Arabian Post Staff -Dubai
IMF spokesperson Julie Kozack said in Washington that the Fund had observed a fall in energy, fertiliser and base metal prices after shipments from Gulf countries began to resume. The easing has reduced some pressure on the world economy after weeks of war-linked disruption, but shipping, insurance, inventory and security constraints are still weighing on the pace of normalisation.
The Fund is preparing to update its World Economic Outlook on July 8, when it will decide whether to retain the three growth scenarios it set out in April to account for different Iran war outcomes. Those scenarios were framed around the duration of conflict, the damage to energy infrastructure, the closure or reopening of Hormuz, and the second-round effects of higher oil and gas prices on inflation and financial conditions.
Kozack said the ceasefire and steps towards reopening the strait were welcome and, if sustained, would support global activity. But she cautioned that prices and flows would take time to settle because the disruption had affected not only crude oil and gas but also fertiliser, shipping schedules, risk premia and confidence across import-dependent economies.
The Strait of Hormuz remains central to the global energy system. Before the conflict, the waterway handled about a fifth of the world’s oil and seaborne liquefied natural gas flows. Its closure and the threat to tankers pushed oil above $100 a barrel at the height of the crisis, forced shippers to revise routes, lifted freight and insurance costs, and placed heavy strain on countries with limited fiscal space.
Brent crude has since fallen back towards the low $70s, close to levels seen before the sharp escalation, as more tankers moved out of the Gulf and traders priced in a lower immediate risk of supply loss.
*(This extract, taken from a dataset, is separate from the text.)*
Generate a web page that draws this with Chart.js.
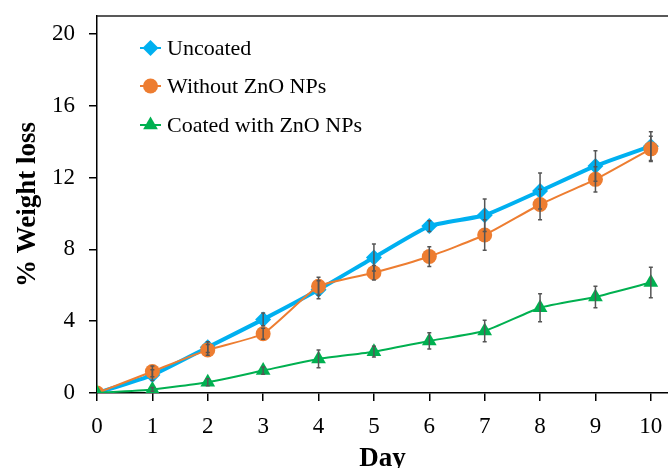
<!DOCTYPE html>
<html>
<head>
<meta charset="utf-8">
<script src="https://cdn.jsdelivr.net/npm/chart.js@4/dist/chart.umd.min.js"></script>
<style>
  body { margin: 0; background: #fff; }
</style>
</head>
<body>
<canvas id="chart" width="668" height="468"></canvas>
<script>
// data
const days = [0, 1, 2, 3, 4, 5, 6, 7, 8, 9, 10];
const uncoated = [0, 1.0, 2.55, 4.1, 5.75, 7.55, 9.3, 9.9, 11.25, 12.65, 13.75];
const withoutZnO = [0, 1.2, 2.4, 3.3, 5.95, 6.7, 7.6, 8.8, 10.5, 11.9, 13.6];
const coatedZnO = [0, 0.2, 0.6, 1.25, 1.9, 2.3, 2.9, 3.45, 4.75, 5.35, 6.15];
const uncoatedErr = [0, 0.3, 0.3, 0.35, 0.5, 0.75, 0.3, 0.9, 1.0, 0.85, 0.8];
const withoutErr = [0, 0.3, 0.3, 0.3, 0.5, 0.4, 0.55, 0.85, 0.85, 0.7, 0.7];
const coatedErr = [0, 0.1, 0.2, 0.2, 0.5, 0.3, 0.45, 0.6, 0.78, 0.6, 0.85];
const yTicks = [0, 4, 8, 12, 16, 20];

const serif = "'Liberation Serif', 'Times New Roman', serif";

function pts(vals) {
  return days.map((d, i) => ({ x: d, y: vals[i] }));
}

// error bars, top border and legend drawn by hand
const extras = {
  id: 'extras',
  afterDatasetsDraw(chart) {
    const ctx = chart.ctx;
    const xs = chart.scales.x, ys = chart.scales.y;
    const a = chart.chartArea;
    ctx.save();
    // top frame line
    ctx.strokeStyle = '#222';
    ctx.lineWidth = 1.5;
    ctx.beginPath();
    ctx.moveTo(a.left, a.top);
    ctx.lineTo(a.right, a.top);
    ctx.stroke();

    // error bars
    ctx.strokeStyle = '#555';
    ctx.lineWidth = 1.5;
    chart.data.datasets.forEach(ds => {
      ds.err.forEach((e, i) => {
        if (!e) return;
        const px = xs.getPixelForValue(days[i]);
        const top = ys.getPixelForValue(ds.vals[i] + e);
        const bot = ys.getPixelForValue(ds.vals[i] - e);
        ctx.beginPath();
        ctx.moveTo(px, top); ctx.lineTo(px, bot);
        ctx.moveTo(px - 2, top); ctx.lineTo(px + 2, top);
        ctx.moveTo(px - 2, bot); ctx.lineTo(px + 2, bot);
        ctx.stroke();
      });
    });

    // legend
    const rows = [48, 86, 125];
    ctx.font = '22px ' + serif;
    ctx.textBaseline = 'middle';
    ctx.textAlign = 'left';
    chart.data.datasets.forEach((ds, i) => {
      const y = rows[i];
      ctx.strokeStyle = ds.borderColor;
      ctx.lineWidth = 2;
      ctx.beginPath();
      ctx.moveTo(140, y); ctx.lineTo(161, y);
      ctx.stroke();
      ctx.fillStyle = ds.pointBackgroundColor;
      Chart.helpers.drawPoint(ctx, {
        pointStyle: ds.pointStyle, radius: ds.pointRadius, rotation: 0, borderWidth: 0
      }, 150.5, y);
      ctx.fillStyle = '#000';
      ctx.fillText(ds.label, 167, y + 1);
    });
    ctx.restore();
  }
};

new Chart(document.getElementById('chart'), {
  type: 'line',
  data: {
    datasets: [
      {
        label: 'Uncoated',
        data: pts(uncoated), vals: uncoated, err: uncoatedErr,
        borderColor: '#00B0F0', backgroundColor: '#00B0F0', pointBackgroundColor: '#00B0F0',
        borderWidth: 4, pointStyle: 'rectRot', pointRadius: 8, pointBorderWidth: 0,
        tension: 0.15, order: 3
      },
      {
        label: 'Without ZnO NPs',
        data: pts(withoutZnO), vals: withoutZnO, err: withoutErr,
        borderColor: '#ED7D31', backgroundColor: '#ED7D31', pointBackgroundColor: '#ED7D31',
        borderWidth: 2, pointStyle: 'circle', pointRadius: 7.5, pointBorderWidth: 0,
        tension: 0.15, order: 2
      },
      {
        label: 'Coated with ZnO NPs',
        data: pts(coatedZnO), vals: coatedZnO, err: coatedErr,
        borderColor: '#00B050', backgroundColor: '#00B050', pointBackgroundColor: '#00B050',
        borderWidth: 2, pointStyle: 'triangle', pointRadius: 8.5, pointBorderWidth: 0,
        tension: 0.15, order: 1
      }
    ]
  },
  options: {
    responsive: false,
    animation: false,
    layout: { autoPadding: false, padding: { top: 16, right: 0, left: 0, bottom: 0 } },
    plugins: { legend: { display: false }, tooltip: { enabled: false } },
    scales: {
      x: {
        type: 'linear',
        min: 0,
        max: 10.31,
        afterFit: s => { s.height = 75; s.paddingRight = 0; s.paddingLeft = 0; },
        ticks: {
          stepSize: 1, includeBounds: false, padding: 12,
          color: '#000', font: { family: serif, size: 23 }
        },
        grid: { drawOnChartArea: false, drawTicks: true, tickLength: 8, color: '#000', lineWidth: 1.5 },
        border: { color: '#000', width: 1.5 },
        title: {
          display: true, text: 'Day', color: '#000',
          font: { family: serif, size: 27, weight: 'bold' },
          padding: { top: 0, bottom: -7 }
        }
      },
      y: {
        min: 0,
        max: 21,
        afterFit: s => { s.width = 97; s.paddingTop = 0; s.paddingBottom = 0; },
        afterBuildTicks: s => { s.ticks = yTicks.map(v => ({ value: v })); },
        ticks: {
          padding: 14, color: '#000', font: { family: serif, size: 23 }
        },
        grid: { drawOnChartArea: false, drawTicks: true, tickLength: 8, color: '#000', lineWidth: 1.5 },
        border: { color: '#000', width: 1.5 },
        title: {
          display: true, text: '% Weight loss', color: '#000',
          font: { family: serif, size: 27, weight: 'bold' },
          padding: { top: 12, bottom: 0 }
        }
      }
    }
  },
  plugins: [extras]
});
</script>
</body>
</html>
Market data showed a burst of delayed shipments leaving the region, including large volumes of crude that had been stranded or slowed by the security situation.
The price fall, however, does not amount to full recovery. Shipping through Hormuz is still being handled with caution, and some vessels continue to avoid riskier lanes. Insurers are also reassessing war-risk premiums, while refiners and commodity buyers are rebuilding depleted inventories. These factors mean the first wave of supply may create temporary softness in prices without guaranteeing stable flows in the weeks ahead.
The IMF’s April forecast placed global growth at 3.1 per cent in 2026 and 3.2 per cent in 2027 under a limited-conflict assumption, after lowering expectations because of the energy shock and heightened policy uncertainty. The Fund had warned that a longer war or sustained closure of Hormuz would deepen the blow to output and raise inflation, particularly for oil-importing economies in Africa and Asia.
The July update will therefore be closely watched by governments, central banks and commodity markets. A durable ceasefire could allow the IMF to move away from its more adverse assumptions, while renewed disruption would keep pressure on global inflation forecasts and complicate interest-rate decisions in major economies.
The Fund’s assessment comes as financial markets are trying to distinguish between a genuine easing of risk and a short-term adjustment after panic buying. Oil’s move lower has offered relief to consumers and businesses, but the underlying geopolitical risk has not disappeared. Any renewed attack on ships, port infrastructure or Gulf energy facilities could quickly restore the risk premium that lifted prices earlier in the conflict.
The impact remains uneven. Energy exporters face lower spot prices after the retreat, but they benefit from the restoration of export routes. Importers gain from cheaper crude and gas, yet many are still exposed to high freight rates, volatile currencies and food-price risks linked to fertiliser supply. Low-income economies with narrow fiscal buffers remain vulnerable even if benchmark prices continue to fall.